Home loan approvals drop in February

by Miklos Bolza11 Apr 2017
The demand for residential home loans fell slightly during the month of February, according to the latest figures from the Australian Bureau of Statistics (ABS).

In its latest housing finance report, the ABS found that 54,816 home loans were written in February – down from the 55,099 written in the previous month.

This comes after three consecutive months of increasing home loan approvals, said Mortgage Choice chief executive officer John Flavell.

“Of course, today’s result isn’t surprising. January and December are notoriously strong months in terms of home loan demand and we then tend to see a drop off in home loan approvals come February,” he said.

“But while home loan approvals were slightly down in February in comparison to the previous month, they were still strong by historical standards.”

Furthermore, the total value of all home loans written was strong, Flavell said. While the $32.9bn worth of home loans approved in February was down 2.7% from January, this was up 0.3% from February last year.

Of the total loans written in February, $19.9bn were for owner-occupiers and $12.9bn were for investors.

Looking at investment housing commitments, the total value increased by 0.7% in February in trend terms and decreased by 5.9% in seasonally adjusted terms, which was down from the 2015 peak, said Malcolm Gunning, president of the Real Estate Institute of Australia (REIA).

“It needs to be remembered that this is before last week’s actions by the regulators and banks to limit bank lending in an attempt to dampen investor demand for property in Sydney and Melbourne,” he said.

“Overall the figures for February 2017 show, in trend terms, that the number of owner-occupied finance commitments increased by 0.3%. If refinancing is excluded, in trend terms, the number of owner-occupied finance commitments increased by increased by 0.8% following a rise of 1.1% in January.”
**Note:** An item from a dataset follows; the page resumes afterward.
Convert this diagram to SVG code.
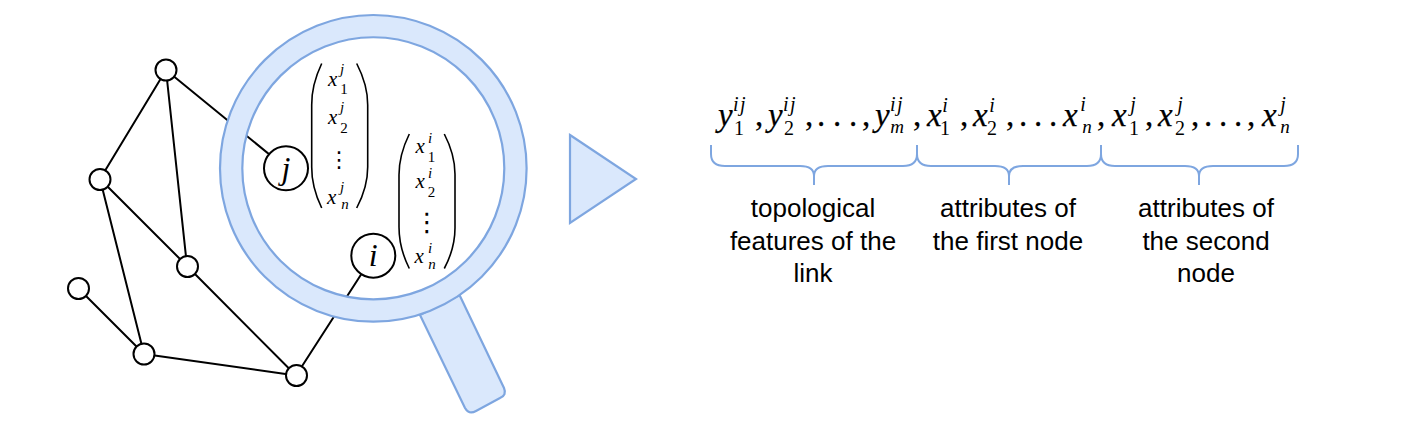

State-by-state, there were increases in dwelling commitments in all states except Western Australia, Queensland and Tasmania, he said. The Australian Capital Territory had the largest increase of 1% while Western Australia had the largest decrease of 0.8%.

“In trend terms, the number of established dwellings purchase commitments increased by 0.4% while new dwelling construction decreased by 0.1% and the purchase of new dwellings remained flat.”